● **WRITTEN TASK**:
Every line below should be copied exactly; drop the pictures.

● **DATA SECTION**:

'''

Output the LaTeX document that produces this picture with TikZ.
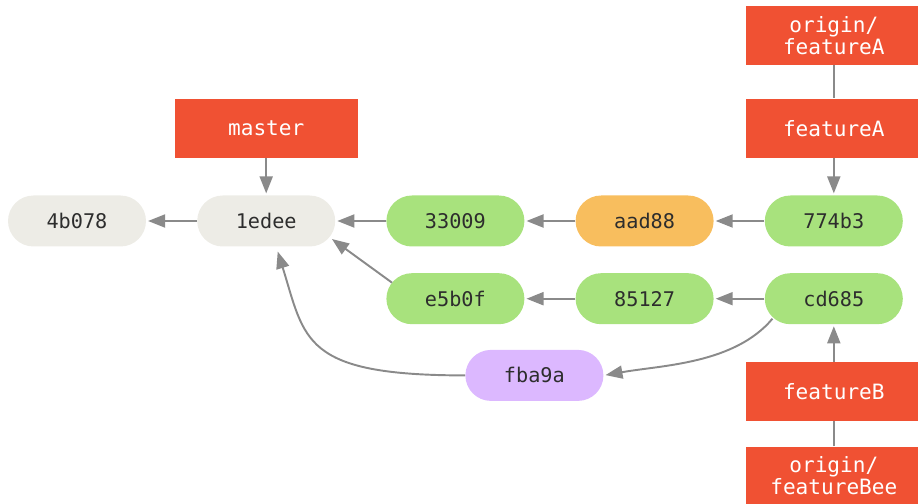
\documentclass[tikz,border=0pt]{standalone}
\usepackage{fontspec}
\setmonofont{DejaVu Sans Mono}
\usetikzlibrary{arrows.meta,positioning}
\definecolor{refred}{RGB}{240,81,51}
\definecolor{commitgray}{RGB}{237,236,230}
\definecolor{commitgreen}{RGB}{168,226,125}
\definecolor{commitorange}{RGB}{248,190,94}
\definecolor{commitpurple}{RGB}{220,184,255}
\definecolor{arrowgray}{RGB}{138,138,138}
\definecolor{commitink}{RGB}{45,45,45}
\newcommand{\hashfont}{\ttfamily\fontsize{11.5}{13}\selectfont}
\newcommand{\reffont}{\ttfamily\fontsize{12}{12.5}\selectfont}

\begin{document}
\begin{tikzpicture}[
    node distance=1.01cm,
    commit/.style={rectangle,rounded corners=0.51cm,minimum width=2.76cm,
      minimum height=1.02cm,inner sep=0pt,font=\hashfont,text=commitink},
    ref/.style={rectangle,fill=refred,minimum width=3.5cm,minimum height=1.18cm,
      inner sep=0pt,align=center,font=\reffont,text=white},
    arrow/.style={-{Triangle[length=3.4mm,width=2.6mm]},line width=1.1pt,
      draw=arrowgray,shorten >=1pt},
    link/.style={line width=1.1pt,draw=arrowgray}
  ]
    \useasboundingbox (0,0) rectangle (18.36,-10.08);

    % commits
    \node[commit,fill=commitgray] (c4b078) at (1.54,-4.42) {4b078};
    \node[commit,fill=commitgray,right=of c4b078] (c1edee) {1edee};
    \node[commit,fill=commitgreen,right=of c1edee] (c33009) {33009};
    \node[commit,fill=commitorange,right=of c33009] (caad88) {aad88};
    \node[commit,fill=commitgreen,right=of caad88] (c774b3) {774b3};
    \node[commit,fill=commitgreen,below=0.52cm of c33009] (ce5b0f) {e5b0f};
    \node[commit,fill=commitgreen,below=0.52cm of caad88] (c85127) {85127};
    \node[commit,fill=commitgreen,below=0.52cm of c774b3] (ccd685) {cd685};
    \node[commit,fill=commitpurple,below=0.5cm of ce5b0f,xshift=1.58cm] (cfba9a) {fba9a};

    % branches
    \node[ref,minimum width=3.66cm,above=0.74cm of c1edee] (rmaster) {master};
    \node[ref,above=0.74cm of c774b3] (rfeatureA) {featureA};
    \node[ref,above=0.66cm of rfeatureA] (roriginA) {origin/\\featureA};
    \node[ref,below=0.74cm of ccd685] (rfeatureB) {featureB};
    \node[ref,below=0.5cm of rfeatureB] (roriginB) {origin/\\featureBee};

    \draw[arrow] (c1edee) -- (c4b078);
    \draw[arrow] (c33009) -- (c1edee);
    \draw[arrow] (caad88) -- (c33009);
    \draw[arrow] (c774b3) -- (caad88);
    \draw[arrow] (c85127) -- (ce5b0f);
    \draw[arrow] (ccd685) -- (c85127);
    \draw[arrow] ([xshift=1.2mm,yshift=3.2mm]ce5b0f.west) -- ([xshift=-1mm,yshift=-3.4mm]c1edee.east);
    \draw[arrow] (cfba9a.west) .. controls +(-3.26,0) and +(0.56,-1.8) .. ([xshift=2.2mm,yshift=-0.6mm]c1edee.south);
    \draw[arrow] ([xshift=1.6mm,yshift=-4mm]ccd685.west) to[out=-130,in=10,looseness=0.85] (cfba9a.east);

    \draw[arrow] (rmaster) -- (c1edee);
    \draw[link] (roriginA) -- (rfeatureA);
    \draw[arrow] (rfeatureA) -- (c774b3);
    \draw[arrow] (rfeatureB) -- (ccd685);
    \draw[link] (roriginB) -- (rfeatureB);
  \end{tikzpicture}
\end{document}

'''

● **RESPONSE TO THE EXERCISE**:
Output the LaTeX document that produces this picture with TikZ.
\documentclass[tikz,border=0pt]{standalone}
\usepackage{fontspec}
\setmonofont{DejaVu Sans Mono}
\usetikzlibrary{arrows.meta,positioning}
\definecolor{refred}{RGB}{240,81,51}
\definecolor{commitgray}{RGB}{237,236,230}
\definecolor{commitgreen}{RGB}{168,226,125}
\definecolor{commitorange}{RGB}{248,190,94}
\definecolor{commitpurple}{RGB}{220,184,255}
\definecolor{arrowgray}{RGB}{138,138,138}
\definecolor{commitink}{RGB}{45,45,45}
\newcommand{\hashfont}{\ttfamily\fontsize{11.5}{13}\selectfont}
\newcommand{\reffont}{\ttfamily\fontsize{12}{12.5}\selectfont}

\begin{document}
\begin{tikzpicture}[
    node distance=1.01cm,
    commit/.style={rectangle,rounded corners=0.51cm,minimum width=2.76cm,
      minimum height=1.02cm,inner sep=0pt,font=\hashfont,text=commitink},
    ref/.style={rectangle,fill=refred,minimum width=3.5cm,minimum height=1.18cm,
      inner sep=0pt,align=center,font=\reffont,text=white},
    arrow/.style={-{Triangle[length=3.4mm,width=2.6mm]},line width=1.1pt,
      draw=arrowgray,shorten >=1pt},
    link/.style={line width=1.1pt,draw=arrowgray}
  ]
    \useasboundingbox (0,0) rectangle (18.36,-10.08);

    % commits
    \node[commit,fill=commitgray] (c4b078) at (1.54,-4.42) {4b078};
    \node[commit,fill=commitgray,right=of c4b078] (c1edee) {1edee};
    \node[commit,fill=commitgreen,right=of c1edee] (c33009) {33009};
    \node[commit,fill=commitorange,right=of c33009] (caad88) {aad88};
    \node[commit,fill=commitgreen,right=of caad88] (c774b3) {774b3};
    \node[commit,fill=commitgreen,below=0.52cm of c33009] (ce5b0f) {e5b0f};
    \node[commit,fill=commitgreen,below=0.52cm of caad88] (c85127) {85127};
    \node[commit,fill=commitgreen,below=0.52cm of c774b3] (ccd685) {cd685};
    \node[commit,fill=commitpurple,below=0.5cm of ce5b0f,xshift=1.58cm] (cfba9a) {fba9a};

    % branches
    \node[ref,minimum width=3.66cm,above=0.74cm of c1edee] (rmaster) {master};
    \node[ref,above=0.74cm of c774b3] (rfeatureA) {featureA};
    \node[ref,above=0.66cm of rfeatureA] (roriginA) {origin/\\featureA};
    \node[ref,below=0.74cm of ccd685] (rfeatureB) {featureB};
    \node[ref,below=0.5cm of rfeatureB] (roriginB) {origin/\\featureBee};

    \draw[arrow] (c1edee) -- (c4b078);
    \draw[arrow] (c33009) -- (c1edee);
    \draw[arrow] (caad88) -- (c33009);
    \draw[arrow] (c774b3) -- (caad88);
    \draw[arrow] (c85127) -- (ce5b0f);
    \draw[arrow] (ccd685) -- (c85127);
    \draw[arrow] ([xshift=1.2mm,yshift=3.2mm]ce5b0f.west) -- ([xshift=-1mm,yshift=-3.4mm]c1edee.east);
    \draw[arrow] (cfba9a.west) .. controls +(-3.26,0) and +(0.56,-1.8) .. ([xshift=2.2mm,yshift=-0.6mm]c1edee.south);
    \draw[arrow] ([xshift=1.6mm,yshift=-4mm]ccd685.west) to[out=-130,in=10,looseness=0.85] (cfba9a.east);

    \draw[arrow] (rmaster) -- (c1edee);
    \draw[link] (roriginA) -- (rfeatureA);
    \draw[arrow] (rfeatureA) -- (c774b3);
    \draw[arrow] (rfeatureB) -- (ccd685);
    \draw[link] (roriginB) -- (rfeatureB);
  \end{tikzpicture}
\end{document}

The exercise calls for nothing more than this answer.